A new report warns that Australia risks a downward spiral in school achievement unless it learns from other high-performing education systems and gives primary teachers more specialist knowledge and teaching skills.
The report, titled: ‘Australia's primary challenge: how to lift teacher quality in early school years’ – was released yesterday by education consultancy, Learning First.
Learning First CEO, Ben Jensen – who led the report – said Australian students have not improved their achievement on international tests for a decade, and are falling behind students in many other advanced nations.
“In maths, the proportion of high performers in PISA has halved to 11% over the past 14 years, and low performers outnumber high performers two-to-one,” Jensen said in a statement.
He pointed out that as public alarm over these results has grown, discussions have focused on the need to strengthen teacher skills to improve student learning.
“This report shows how four of the world’s highest-performing school systems – Hong Kong, Japan, Finland, and Shanghai – place a strong emphasis on teacher subject expertise, even in early year schooling,” Jensen said.
“In these and other systems, the most effective teachers do not just know their subjects [content knowledge] they also how to teach them [pedagogical content knowledge].”
Jensen said that acquiring both forms of knowledge “is more important and more difficult than many people realise”.

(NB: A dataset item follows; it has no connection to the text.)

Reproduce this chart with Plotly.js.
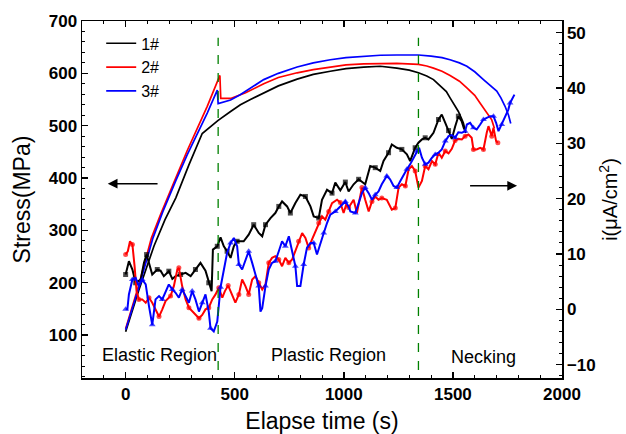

“Yet opportunities for Australian teachers to do so, particularly in primary teacher education and primary schools, are scarce,” he said, adding that Hong Kong, Japan, Finland and Shanghai are known for emphasising high standards in primary teacher subject expertise.
“This report shows how Australian systems can begin to apply similar policies to ensure that such expertise reaches our classrooms,” he said.
The anxiety factor
According to a recent report, on average across OECD countries, 59% of students reported often worrying that taking a test would be difficult, and 66% reported feeling stressed about poor grades.
On top of that, 55% of students said they were very anxious about a test even if they were well prepared.
“Students’ anxiety about schoolwork is not so much related to the frequency of tests, but rather [to] students’ perceptions about the consequences of the mistakes they make or are afraid to make,” Mario Piacentini, the principal author of the report, told The Educator.
Piacentini said that when students feel that their teachers are supportive – be it because they can easily seek help when they need it or perceive that their teachers pay attention to individual students and adapt instruction to a class’ capacities – they also report lower levels of anxiety towards tests and assignments.
“For example, students were, on average, 17% less likely to report that they get very tense when they study for a test if they perceive that their teacher provides individual help when a student has difficulties,” Piacentini explained.
A possible reason, he says, is that students with supportive teachers are more likely to realise that everybody makes mistakes, that one mistake rarely impacts a student’s career, and that there is much a student can learn from mistakes.
“Given the very strong link between school anxiety and overall life satisfaction, we also observe that schools were students perceive that teachers are supportive are also ‘happy schools’ – schools where students have high levels of life satisfaction,” said Piacentini.